Hand in your completed work to MSB2.11 (Susan’s office). You can paste any Excel workings as

required. Please show your answers to a maximum of three decimal places and most of the marks will

be for interpretation and presentation of the results. Please ensure that ALL the work you hand-in is

your own work. You may discuss how to answer the questions with friends, but each of you MUST write

up your own answers. Any work that is too similar will be reported to the Head of School.

You will be using 2 separate data sets for this problem set. These data are saved in the file

‘ECONS507Problem Set Data.xlsx’ available on Moodle, each on a separate worksheet (as labelled

Q1_income and Q2_lotteries).

1. [15 marks] A student surveyed 49 workers to obtain details on their annual income (from earnings),

whether they had a post-school qualification (1 if yes, 0 if no), and their age. These data are in the

worksheet called Q1_income

(a) Using Excel, carry out a t-test to determine if incomes of workers with post-school qualifications

exceed those of workers without qualifications. Be careful to state your null and alternative

hypothesis and to justify the level of significance you choose (Hint: consider the scenarios

where Type I-Type II errors might occur). (9 marks)

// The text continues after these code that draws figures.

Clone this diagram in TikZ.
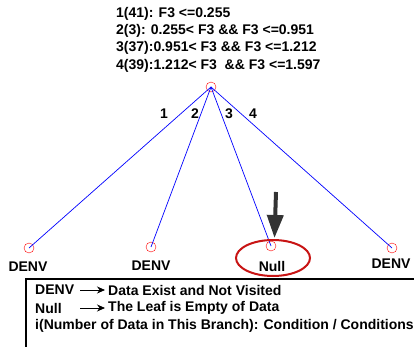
\documentclass[tikz,border=0pt]{standalone}
\usepackage{fontspec}
\setmainfont{Liberation Sans}
\usetikzlibrary{arrows.meta,shapes.geometric}
\definecolor{ellred}{RGB}{200,20,20}
\begin{document}
\begin{tikzpicture}[x=1pt,y=-1pt,
  txt/.style={font=\fontsize{14}{16}\selectfont\bfseries, inner sep=0pt},
  leaf/.style={circle, draw=red, minimum size=10pt, inner sep=0pt},
  branch/.style={draw=blue, line width=0.7pt},
  blabel/.style={txt}
]
\useasboundingbox (0,0) rectangle (414,347);
% header conditions
\node[txt, anchor=west] (c1) at (116,14) {1(41): F3 <=0.255};
\node[txt, anchor=west] (c2) at (116,31) {2(3): 0.255< F3 \&\& F3 <=0.951};
\node[txt, anchor=west] (c3) at (116,48) {3(37):0.951< F3 \&\& F3 <=1.212};
\node[txt, anchor=west] (c4) at (116,66) {4(39):1.212< F3 \ \&\& F3 <=1.597};
% root and leaves
\node[leaf] (root) at (211,87) {};
\node[leaf] (l1) at (29,248) {};
\node[leaf] (l2) at (151,247) {};
\node[leaf] (l3) at (271,246) {};
\node[leaf] (l4) at (392,248) {};
\draw[branch] (root.center) -- (l1.center);
\draw[branch] (root.center) -- (l2.center);
\draw[branch] (root.center) -- (l3.center);
\draw[branch] (root.center) -- (l4.center);
\node[blabel] (b1) at (164,114) {1};
\node[blabel] (b2) at (195,114) {2};
\node[blabel] (b3) at (229,114) {3};
\node[blabel] (b4) at (253,114) {4};
% leaf labels
\node[txt] (t1) at (28,267) {DENV};
\node[txt] (t2) at (151,266) {DENV};
\node[txt] (t3) at (272,266) {Null};
\node[txt] (t4) at (391,264) {DENV};
\node[ellipse, draw=ellred, line width=2pt, minimum width=74pt, minimum height=36pt, inner sep=0pt] (ell) at (273,258) {};
% big arrow
\coordinate (atop) at (276,192);
\draw[line width=4pt, -{Triangle[width=16pt,length=23pt]}, black!80] (atop) -- (274.5,238);
% legend box
\coordinate (bxtl) at (26,279);
\coordinate (bxtr) at (414,279);
\coordinate (bxbl) at (26,347);
\draw[line width=1.2pt] (bxtr) -- (bxtl) -- (bxbl);
\node[txt, anchor=west] (d1) at (35,290) {DENV};
\node[txt, anchor=west] (d2) at (35,308) {Null};
\node[txt, anchor=west] (d3) at (35,326) {i(Number of Data in This Branch): Condition / Conditions};
\coordinate (a1s) at (80,290); \coordinate (a1e) at (105,290);
\coordinate (a2s) at (80,308); \coordinate (a2e) at (105,308);
\draw[line width=0.8pt, -{Stealth[length=8pt,width=7pt]}] (a1s) -- (a1e);
\draw[line width=0.8pt, -{Stealth[length=8pt,width=7pt]}] (a2s) -- (a2e);
\node[txt, anchor=west] (e1) at (108,290) {Data Exist and Not Visited};
\node[txt, anchor=west] (e2) at (108,308) {The Leaf is Empty of Data};
\end{tikzpicture}
\end{document}
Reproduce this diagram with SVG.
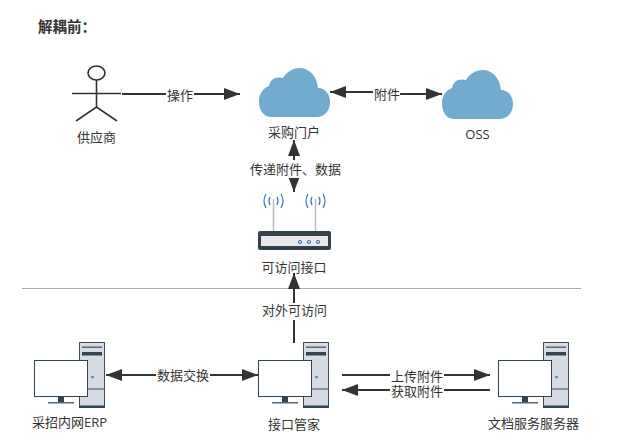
<svg xmlns="http://www.w3.org/2000/svg" width="624" height="442" viewBox="0 0 624 442">
<style>
text{font-family:"Open Sans","Noto Sans CJK SC","Noto Sans",sans-serif;font-size:13px;fill:#333;text-anchor:middle}
.c{stroke:#333;stroke-width:2;fill:none}
.lb{fill:#fff}
.fig{fill:none;stroke:#333;stroke-width:1.6}
.cloud{fill:#71abcf}
.tower{fill:#d5dbe1;stroke:#3d4f5c;stroke-width:1}
.dark{fill:#2f4557}
.mon{fill:#fff;stroke:#2f4557;stroke-width:1}
.wave{fill:none;stroke:#3f74c0;stroke-width:1.200}
</style>
<defs>
<marker id="a" markerUnits="userSpaceOnUse" markerWidth="16" markerHeight="12" refX="16" refY="6" orient="auto-start-reverse"><path d="M0 0L16 6L0 12L0 0Z" fill="#333"/></marker>
<path id="cl" class="cloud" d="M12 49C3 49 0 40 0 33C0 26 4 20 10 18C11 11 17 8 24 10C28 3 35 0 41 0C50 0 58 8 59 20C66 20 71 26 71 34C71 43 65 49 58 49Z"/>
<g id="pc">
<rect class="tower" x="79.500" y="342.500" width="25" height="65"/>
<rect class="dark" x="79" y="405.500" width="26" height="2.500"/>
<path d="M79.500 389H104.500" stroke="#3d4f5c" fill="none"/>
<rect x="82" y="346.500" width="20" height="1.500" fill="#56697a"/>
<rect class="dark" x="82" y="352" width="20" height="3.500"/>
<circle cx="92.500" cy="377" r="1.300" fill="#3f7fd0"/>
<rect class="dark" x="58" y="396" width="6" height="6"/>
<rect x="48" y="402" width="26" height="1.500" fill="#56697a"/>
<rect class="mon" x="34.500" y="360.500" width="53" height="36"/>
</g>
</defs>
<text x="38" y="32" style="font-weight:700;font-size:14.500px;text-anchor:start">解耦前：</text>
<path d="M22 288.500H581" stroke="#aaa" stroke-width="1" fill="none"/>
<g id="connectors">
<path class="c" d="M122 94H240" marker-end="url(#a)"/>
<path class="c" d="M330 92H372L386 94H442" marker-start="url(#a)" marker-end="url(#a)"/>
<path class="c" d="M294 140V192" marker-start="url(#a)" marker-end="url(#a)"/>
<path class="c" d="M294 343V273" marker-end="url(#a)"/>
<path class="c" d="M106 375H258" marker-start="url(#a)" marker-end="url(#a)"/>
<path class="c" d="M342 375H490" marker-end="url(#a)"/>
<path class="c" d="M490 390H342" marker-end="url(#a)"/>
</g>
<g id="edge-labels">
<rect class="lb" x="166" y="86" width="28" height="17"/><text x="180" y="100">操作</text>
<rect class="lb" x="373" y="85" width="27" height="18"/><text x="387" y="99">附件</text>
<rect class="lb" x="249" y="160" width="93" height="18"/><text x="295.500" y="174">传递附件、数据</text>
<rect class="lb" x="261" y="303" width="67" height="17"/><text x="294.500" y="315">对外可访问</text>
<rect class="lb" x="156" y="367" width="54" height="17"/><text x="183" y="380">数据交换</text>
<rect class="lb" x="390" y="367" width="54" height="15"/><text x="417" y="381">上传附件</text>
<rect class="lb" x="390" y="383" width="54" height="15"/><text x="417" y="396">获取附件</text>
</g>
<g id="supplier">
<ellipse class="fig" cx="96.500" cy="73" rx="8.500" ry="7"/>
<path class="fig" d="M96.500 80V107M72 93.500H121M76 121L96.500 107L117 121"/>
<text x="96.500" y="142">供应商</text>
</g>
<g id="portal"><use href="#cl" x="259" y="68"/><text x="294" y="137">采购门户</text></g>
<g id="oss"><use href="#cl" x="442" y="70"/><text x="477.500" y="139">OSS</text></g>
<g id="gateway">
<path d="M273.500 199V232M315.500 199V232" stroke="#bbb" stroke-width="1.500" fill="none"/>
<g class="wave">
<path d="M270 197Q268 201 270 205M277 197Q279 201 277 205M266 194Q262 201 266 208M281 194Q285 201 281 208"/>
<path d="M312 197Q310 201 312 205M319 197Q321 201 319 205M308 194Q304 201 308 208M323 194Q327 201 323 208"/>
</g>
<rect x="258" y="231" width="73" height="19" rx="2" fill="#36424a"/>
<rect x="261" y="236" width="67" height="10" fill="#e8e8ea"/>
<circle class="wave" cx="300" cy="242" r="1.500"/><circle class="wave" cx="309" cy="242" r="1.500"/><circle class="wave" cx="318" cy="242" r="1.500"/>
<text x="294" y="272">可访问接口</text>
</g>
<g id="erp"><use href="#pc"/><text x="69.500" y="427">采招内网ERP</text></g>
<g id="manager"><use href="#pc" x="224"/><text x="294" y="429">接口管家</text></g>
<g id="fileserver"><use href="#pc" x="464"/><text x="533.500" y="428">文档服务服务器</text></g>
</svg>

(b) Discuss whether the evidence in (a) proves or disproves the claim that education has a positive

causal effect on worker productivity (which is picked up in the labour market by more productive

workers being paid more since economic theory tells us that workers are paid according to their

marginal productivity). (6 marks)

2. [50 marks] Lotteries (such as Lotto in NZ) have become important sources of revenue for

governments. Many people have criticised lotteries, however, referring to them as a tax on the poor

and uneducated. In an examination of the issue, a random sample of 100 adults was asked how much

they spend on lottery tickets and was interviewed about various socioeconomic variables. The

purpose of this study is to test the four following beliefs:

(i) Relatively uneducated people spend more on lotteries than do relatively educated people.

(ii) Older people buy more lottery tickets than younger people.

(iii)People with more children spend more on lotteries than people with fewer children.

(iv)Relatively poor people spend a greater proportion of their income on lotteries than relatively rich

people.

The data for this question is in the worksheet called Q2_Lotteries.

(a) Outline the key statistics for each of the variables, by using the descriptive statistics function in

Data Analysis in Excel. Briefly describe each variable by referring to 3 or 4 of the statistics

presented in the table. (Hint: Present the table showing all the statistics identified in the 1st

column and then paste in the relevant information for each variable). (10 marks)

(b) Use Excel to draw a separate scatter plot for each independent variable against the dependent

variable (i.e. amount spent on lotteries as a % of total income LSpend). Include the linear trend

line for each graph. Using only the information from the graphs, which independent variable

appears to have the strongest linear relationship with proportion of total income spend on

lotteries? Briefly discuss if any of the belief’s i) to iv) are confirmed by the plots? (14 marks)

(c) Determine the correlation coefficient, using the correlation function in Excel, for each

independent variable against the amount spent on lotteries. Comment on each correlation and

also whether this correlation information confirms the four beliefs and your choice strongest

linear relationship in 2(b). (10 marks)

(d) (i) Develop a simple regression for each of the independent variables against the dependent

variable and summarise the results in the table below. Include the p-value underneath each

coefficient.

Estimated Coefficients (p-value) | Model (1) | Model (2) | Model (3) | Model (4) |

Intercept | ||||

Education | ||||

Age | ||||

# Child | ||||

Personal Income | ||||

R-Square | ||||

Significance-F |

(ii) Use this information to discuss which model is the best. Give an interpretation of the best

equation and one of the other three equations.

(iii) Discuss if the four beliefs are confirmed by their appropriate simple regression equation.

(10 marks)

(e) For the ‘best’ simple regression model in d(ii), analyze the residuals and comment on how well

they meet the assumptions of the Ordinary Least Squares (OLS) regression model.

( 6 marks)